Reflecting on the genesis of his medical career, Professor Snelling says that if he had his time again, he would approach medical studies in a different way.

“I’m pleased that I studied medicine, but I regret that I entered straight from school,” he says. “I wish I’d studied a more general degree first, although that wasn’t the usual pathway back in the 1990s. Now, most medical students have completed other degrees first, and I think that’s leading to a more academically diverse workforce, although there is still far to go toward a workforce that is also more diverse in life experience.

“The amount of information that junior doctors are expected to know is growing quickly.
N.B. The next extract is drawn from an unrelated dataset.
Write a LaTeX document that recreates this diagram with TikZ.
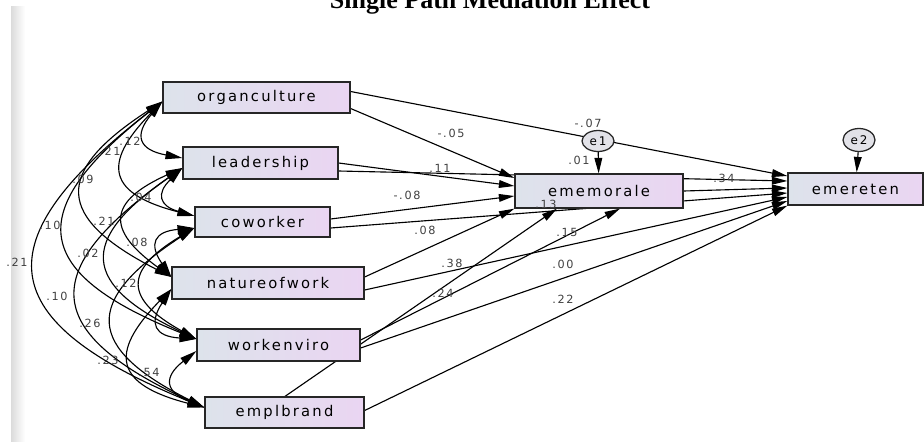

Flinders was an early adopter of problem-based learning, recognising that it was not possible to teach students everything they would ever need to know, so we should instead teach students how to teach themselves by finding and synthesising relevant information. The digital era has greatly expanded the quantity and quality of accessible information, so these skills are now more important than ever.

“Young people who have asked me about careers in medicine usually say they want to be of service to the community. I think it’s important that they know that there are a whole range of careers where people provide service, and medicine is by no means the only way to do this. But I feel the main advantage of a career in medicine is that it leads to a vast range of possible futures and a highly varied working life.

“If I thought my younger self would listen, I’d tell him to stay as general as possible for as long as possible, hold off specialising – and to take more leave.”

Kick-Start

In 2002, Professor Snelling received the first Frank Fenner Early Career Research Fellowship from the NHMRC, which kickstarted his postdoctoral research career. “It had great meaning to me because the late Professor Fenner was heavily involved in the elimination of smallpox and was a hero of mine.”

Professor Snelling’s focus has been to improve how clinical studies are designed, and how evidence is generated and used to guide decision-making. “I worry that too much research is designed following a one-size-fits-all approach, with insufficient thought about the needs of decision-makers as the end-users of that research,” he explains.

“I’m trying to understand how studies can be designed bespoke to the specific needs of consumers, clinicians and policymakers. Unlike many researchers who focus on a particular disease or a particular aspect of a disease, I take more of a meta-research perspective, to think about the process of doing research itself.

“Essentially, I enjoy the intellectual challenges in medicine. I’ve always had difficulty doing as I’m told, so I’ve been very lucky to be able to choose my own adventure. So, to paraphrase Frank Sinatra, I’m proud that, for the most part, I’ve done it my way. I’ve taken many risks with my research and I’ve had my share of failures but\ I hope that I’ve forced people to think more about the purpose of research, and how studies should be designed and implemented. At the very least, I hope people will learn from my mistakes.”